New businesses moving to town and boosting the tax base are music in the selectmen’s ears. But the board changed its tune when talk turned to offering tax breaks to help lure businesses to Ridgefield.
“It’s taking tax dollars from the town,” Selectman Andy Bodner said.
The selectmen gave a mixed review to the Economic Development Commission’s plan for an incentive package — including a “personal property tax incentive” — to try to help bring companies to town.
The selectmen were comfortable with other aspects of the incentive package — things like offering new companies’ employees guest passes to the town golf course, discounts on Recreation Center memberships, or tickets to museums, The Playhouse and the Ridgefield Symphony.
But the idea of tax breaks was tougher for board members to swallow.
Although First Selectman Rudy Marconi and Selectwoman Di Masters were supportive of the idea, a majority of the five-member board did not seem prepared to back it.
Economic Development Commission Chairman Arnold Light left the Nov. 6 selectmen’s meeting with a ‘thank-you’ from the board, but no resolution advancing the idea of a new business tax incentive.
“Companies, when they’re looking to move in, they’re looking for more than just space,” Mr.

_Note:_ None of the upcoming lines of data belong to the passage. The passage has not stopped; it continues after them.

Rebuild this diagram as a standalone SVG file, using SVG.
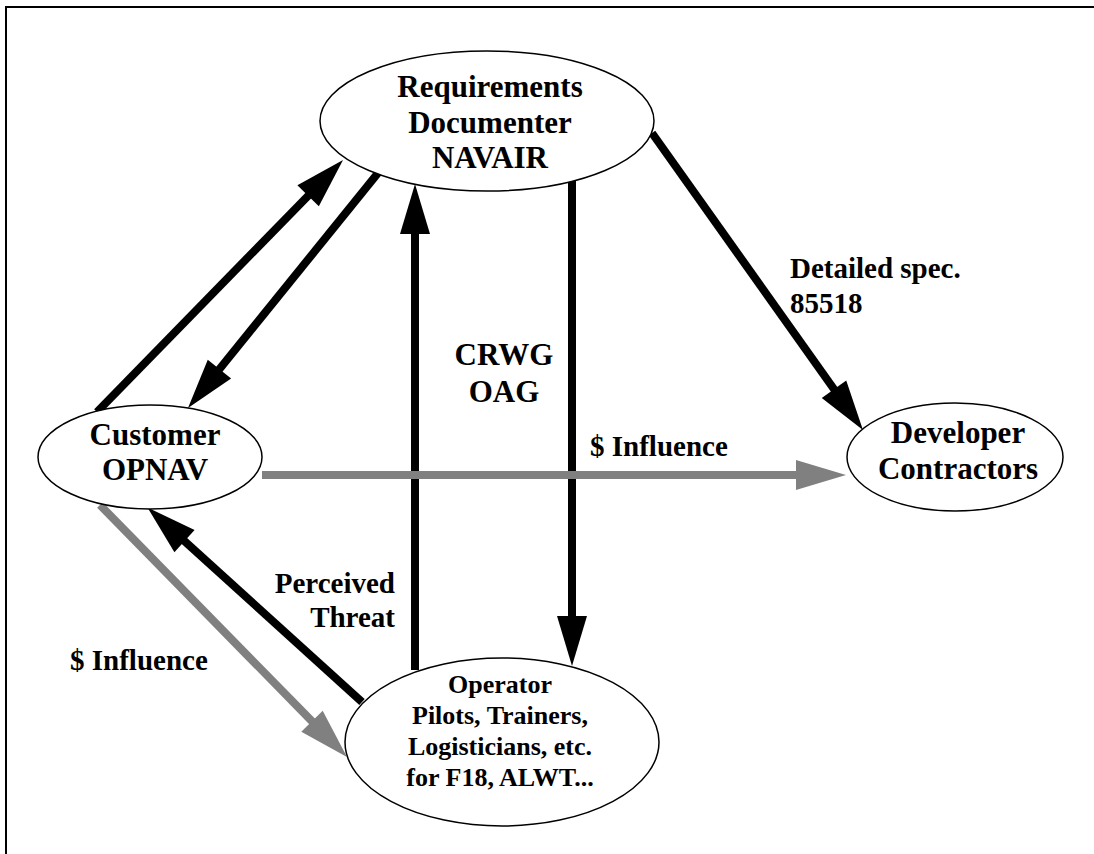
<svg xmlns="http://www.w3.org/2000/svg" width="1094" height="854" viewBox="0 0 1094 854">
<defs>
<style>
.node ellipse{fill:#fff;stroke:#000;stroke-width:1.5}
text{font-family:"Liberation Serif","Times New Roman",serif;font-weight:bold;fill:#000;text-anchor:middle}
.lbl{font-size:31px}
.tag{font-size:29px}
.small{font-size:26px}
.blk{stroke:#000;stroke-width:8;fill:none}
.gry{stroke:#808080;stroke-width:8;fill:none}
</style>
<marker id="hb" markerUnits="userSpaceOnUse" markerWidth="50" markerHeight="30" refX="5" refY="15" orient="auto" overflow="visible"><path d="M0,0 L50,15 L0,30 z" fill="#000"/></marker>
<marker id="hg" markerUnits="userSpaceOnUse" markerWidth="50" markerHeight="30" refX="5" refY="15" orient="auto" overflow="visible"><path d="M0,0 L50,15 L0,30 z" fill="#808080"/></marker>
</defs>
<rect width="1094" height="854" fill="#fff"/>
<path d="M6,854 V7 H1094" fill="none" stroke="#000" stroke-width="2"/>
<g id="connectors">
<line class="blk" x1="97" y1="412" x2="311.6" y2="192.2" marker-end="url(#hb)"/>
<line class="blk" x1="378" y1="173" x2="216.3" y2="373" marker-end="url(#hb)"/>
<line class="blk" x1="415" y1="670" x2="415" y2="229" marker-end="url(#hb)"/>
<line class="blk" x1="572" y1="181" x2="572" y2="621" marker-end="url(#hb)"/>
<line class="blk" x1="652" y1="133" x2="836.9" y2="393.3" marker-end="url(#hb)"/>
<line class="gry" x1="262" y1="475" x2="801" y2="475" marker-end="url(#hg)"/>
<line class="gry" x1="100" y1="505" x2="315.5" y2="724.9" marker-end="url(#hg)"/>
<line class="blk" x1="362" y1="702" x2="180.8" y2="537.7" marker-end="url(#hb)"/>
</g>
<g id="node-requirements" class="node">
<ellipse cx="487" cy="121" rx="167" ry="70"/>
<text class="lbl" x="490" y="97">Requirements</text>
<text class="lbl" x="490" y="133">Documenter</text>
<text class="lbl" x="490" y="168">NAVAIR</text>
</g>
<g id="node-customer" class="node">
<ellipse cx="150" cy="457" rx="112" ry="52"/>
<text class="lbl" x="155" y="445">Customer</text>
<text class="lbl" x="155" y="480">OPNAV</text>
</g>
<g id="node-developer" class="node">
<ellipse cx="955" cy="457" rx="108" ry="54"/>
<text class="lbl" x="958" y="443">Developer</text>
<text class="lbl" x="958" y="479">Contractors</text>
</g>
<g id="node-operator" class="node">
<ellipse cx="502" cy="742" rx="157" ry="84"/>
<text class="small" x="500" y="693">Operator</text>
<text class="small" x="500" y="724">Pilots, Trainers,</text>
<text class="small" x="500" y="755">Logisticians, etc.</text>
<text class="small" x="500" y="786">for F18, ALWT...</text>
</g>
<g id="labels">
<text class="tag" x="790" y="278" style="text-anchor:start">Detailed spec.</text>
<text class="tag" x="790" y="313" style="text-anchor:start">85518</text>
<text class="lbl" x="504" y="365">CRWG</text>
<text class="lbl" x="504" y="402">OAG</text>
<text class="tag" x="590" y="456" style="text-anchor:start">$ Influence</text>
<text class="tag" x="395" y="593" style="text-anchor:end">Perceived</text>
<text class="tag" x="395" y="627" style="text-anchor:end">Threat</text>
<text class="tag" x="70" y="670" style="text-anchor:start">$ Influence</text>
</g>
</svg>
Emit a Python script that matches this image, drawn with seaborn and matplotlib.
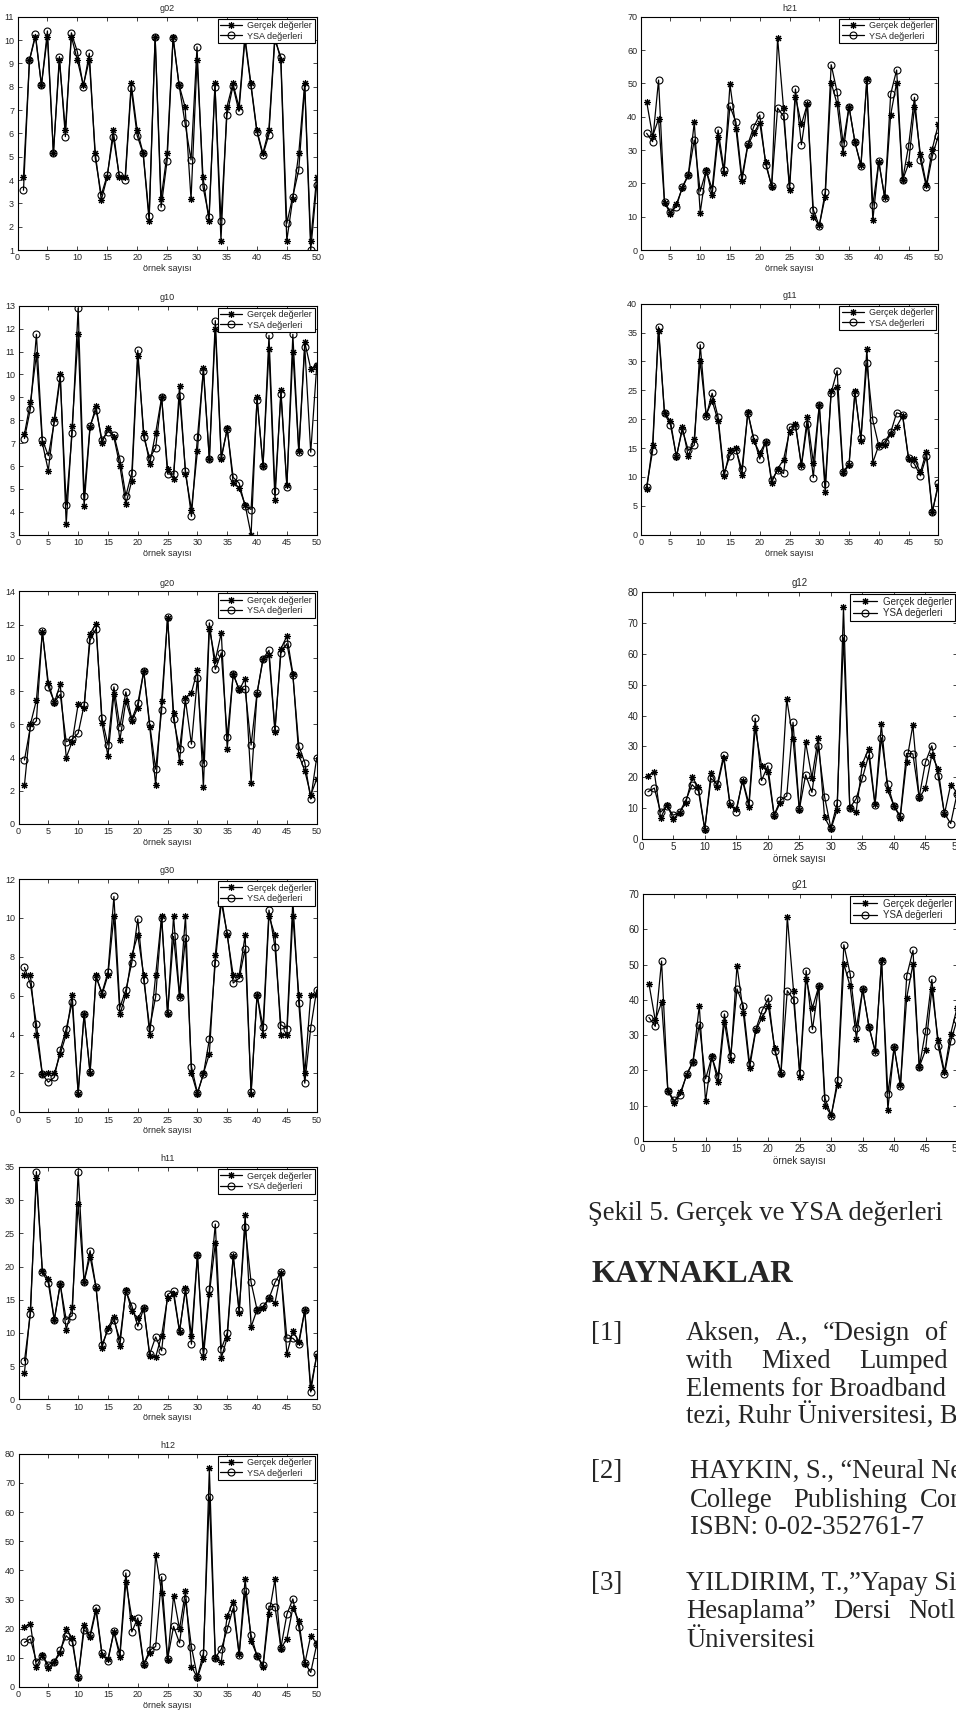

Light said.
“They want to know: Does the town provide any incentives?” Mr. Marconi said.
Selectman Bodner’s view was that the program would be valuable only if it could be focused exclusively on move-ins that involved new construction in the town’s business zones.
If a new company were simply going to be the next tenant in commercial space that already exists, it’s arrival wouldn’t do that much to increase the town’s tax income.
“All you’re really doing is creating an incentive for the landlords,” Mr. Bodner said.
“What you’re saying is, if there’s an empty space, you don’t care,” Mr. Light objected.
The Economic Development Commission’s goal, Mr. Marconi said, was to attract businesses that require in the area of 10,000 to 20,000 square feet of space, and employ perhaps 10 to 25 people.
Mr. Marconi also said that as far as he knew, the town had only once backed a tax abatement package, and that was specifically targeted to encourage Boehringer Ingelheim to reinvest in its 150-acre Ridgebury campus, rather than move. It wound up producing a $200 million investment by the pharmaceutical manufacturer, Mr. Marconi said.
That was an abatement of real estate taxes. The Economic Development Commission’s proposal was for a temporary reduction in “personal property taxes” which companies pay on their machinery and equipment.
It was perhaps this which sparked Mr. Bodner’s concern that the tax break might help landlords fill vacancies, but wouldn’t add much to the tax base through new construction.
“We’re just helping landlords fill their space,” he said.
“We’ve got to start someplace,” Mr. Marconi said.
“It’s ingrained with business people. The first question they ask is: ‘Are there any tax incentives available?’ And the answer is ‘no.’ ”
Selectwoman Di Masters looked more favorably on the concept.
“There are buildings that are empty,” she said. “It’s not turnover, they’re sitting there empty.”
Selectwoman Barbara Manners was also skeptical of offering a tax break that would benefit landlords rather than businesses.
“If we’re talking a law firm or a hedge fund, it makes sense. I don’t think, in terms of stores on Main Street, it does,” she said. “My feeling on the stores on Main Street is the landlords have priced themselves too high.”
“Any storefront in Ridgefield will be filled, or the landlord’s not making money,” Mr. Bodner said.
Mr. Marconi told the board that Tax Assessor Al Garzi had expressed some doubts about the proposal.
“He’s just concerned that it opens up issues,” he said.
He also noted that, contrary to popular conception, studies done when Boehringer Ingelheim was building on both sides of the Ridgefield-Danbury town line had shown that Ridgefield is actually “a lower mill-rate town” than Danbury.
Ms. Masters was supportive of the Economic Development Commission’s idea. If town officials could create an atmosphere that attracted some businesses to town, she said, that could create a momentum and more would follow.
“You proactively go shopping for new business partners for the town,” she said.
“We’re the number-one town in our demographic. We need the revenue dollars. We need the breath of fresh air.”
Mr. Marconi, too, saw the value of momentum.
“Once other companies find out Ridgefield is doing something, it’s ‘Let’s come and look,’ ” he said.
“I think it’s a great plan,” he said.
Mr. Bodner felt any personal property tax incentive small enough to be palatable to the town would be insignificant to the potential company moving in.
“Frankly, it’s symbolic,” Mr. Bodner said.
Eventually, Mr. Light of the Economic Development Commission asked where the proposal stood.
“We’re going to move forward without it right now,” Mr. Marconi said. “That’s what I’m hearing.”